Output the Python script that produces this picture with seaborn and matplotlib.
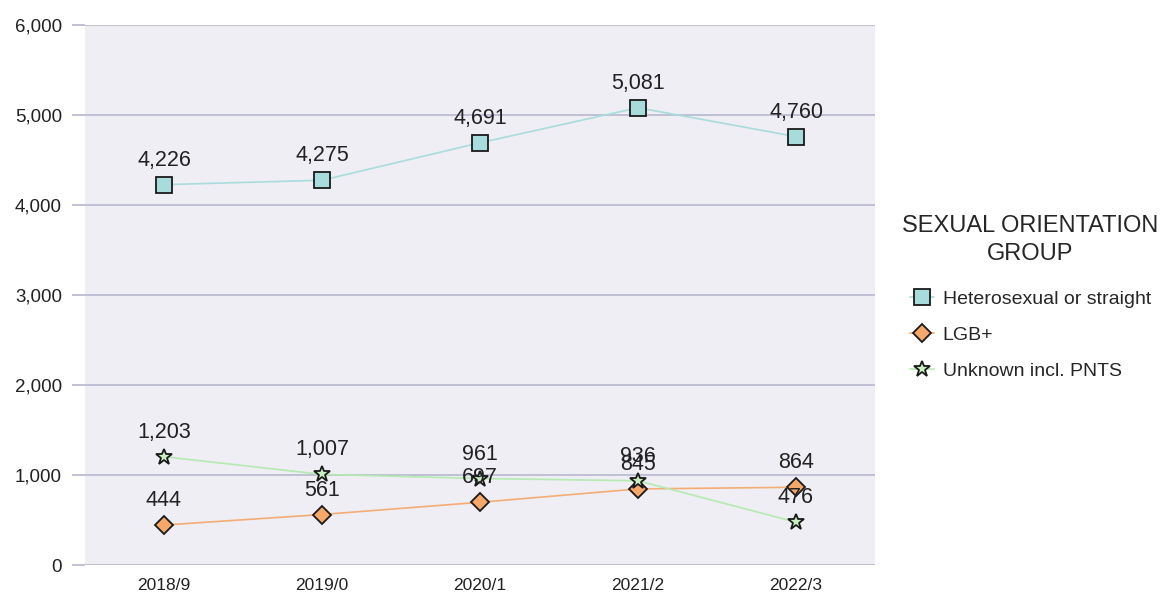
import matplotlib
matplotlib.use("Agg")
import matplotlib.pyplot as plt
import seaborn as sns
import pandas as pd
from matplotlib.ticker import FuncFormatter

years = ["2018/9", "2019/0", "2020/1", "2021/2", "2022/3"]
hetero = [4226, 4275, 4691, 5081, 4760]
lgb = [444, 561, 697, 845, 864]
unknown = [1203, 1007, 961, 936, 476]
series_names = ["Heterosexual or straight", "LGB+", "Unknown incl. PNTS"]
legend_title = "SEXUAL ORIENTATION\nGROUP"
y_ticks = [0, 1000, 2000, 3000, 4000, 5000, 6000]

sns.set_theme(style="white")
plt.rcParams["font.family"] = ["Liberation Sans", "DejaVu Sans"]

grid_col = "#b8b8cf"
styles = [
    dict(values=hetero, line="#a9dcdc", face="#a8dcdc", marker="s", ms=11.5),
    dict(values=lgb, line="#f4ad74", face="#f5a86a", marker="D", ms=9),
    dict(values=unknown, line="#b5eab0", face="#c8f0c0", marker="*", ms=12),
]

fig = plt.figure(figsize=(11.66, 6.06), dpi=100)
ax = fig.add_axes([85 / 1166, 41 / 606, 790 / 1166, 540 / 606])
ax.set_facecolor("#eeeef4")

xs = list(range(len(years)))
for name, st in zip(series_names, styles):
    df = pd.DataFrame({"x": xs, "y": st["values"]})
    sns.lineplot(data=df, x="x", y="y", ax=ax, color=st["line"], lw=1.2,
                 marker=st["marker"], markersize=st["ms"],
                 markerfacecolor=st["face"], markeredgecolor="#1a1a1a",
                 markeredgewidth=1.3, label=name, zorder=3)
    for xi, v in zip(xs, st["values"]):
        ax.annotate(f"{v:,}", (xi, v), xytext=(0, 10), textcoords="offset points",
                    ha="center", va="bottom", fontsize=15.5, color="#222222", zorder=4)

ax.set_xlim(-0.5, len(years) - 0.5)
ax.set_ylim(0, 6000)
ax.set_yticks(y_ticks)
ax.yaxis.set_major_formatter(FuncFormatter(lambda v, p: f"{int(v):,}"))
ax.set_xticks(xs)
ax.set_xticklabels(years)
ax.grid(axis="y", color=grid_col, lw=1.2)
ax.grid(axis="x", visible=False)
ax.set_axisbelow(True)
for s in ax.spines.values():
    s.set_visible(False)
ax.tick_params(axis="y", length=9.5, width=1.2, color=grid_col, pad=7,
               labelsize=13.5, labelcolor="#222222", left=True)
ax.tick_params(axis="x", length=0, pad=9, labelsize=12.5, labelcolor="#222222")
ax.set_xlabel("")
ax.set_ylabel("")

handles, labels = ax.get_legend_handles_labels()
ax.legend_.remove()
leg = fig.legend(handles, labels, title=legend_title, loc="upper left",
                 bbox_to_anchor=(0.767, 0.658), frameon=False, fontsize=14,
                 title_fontsize=17, handlelength=1.25, handletextpad=0.45,
                 labelspacing=0.95, borderaxespad=0)
leg._legend_box.align = "center"
leg._legend_box.sep = 18
leg.get_title().set_multialignment("center")
leg.get_title().set_linespacing(1.35)

fig.savefig("out.png", dpi=100, facecolor="white")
────────────────────────────────────────
◆ **THE PROBLEM**
Write out again exactly the lines from the start of the data above through the line containing "y_ticks = [0, 1000, 2000, 3000, 4000, 5000, 6000]", inclusive, excluding any pictures.

◆ **RESULT**
Output the Python script that produces this picture with seaborn and matplotlib.
import matplotlib
matplotlib.use("Agg")
import matplotlib.pyplot as plt
import seaborn as sns
import pandas as pd
from matplotlib.ticker import FuncFormatter

years = ["2018/9", "2019/0", "2020/1", "2021/2", "2022/3"]
hetero = [4226, 4275, 4691, 5081, 4760]
lgb = [444, 561, 697, 845, 864]
unknown = [1203, 1007, 961, 936, 476]
series_names = ["Heterosexual or straight", "LGB+", "Unknown incl. PNTS"]
legend_title = "SEXUAL ORIENTATION\nGROUP"
y_ticks = [0, 1000, 2000, 3000, 4000, 5000, 6000]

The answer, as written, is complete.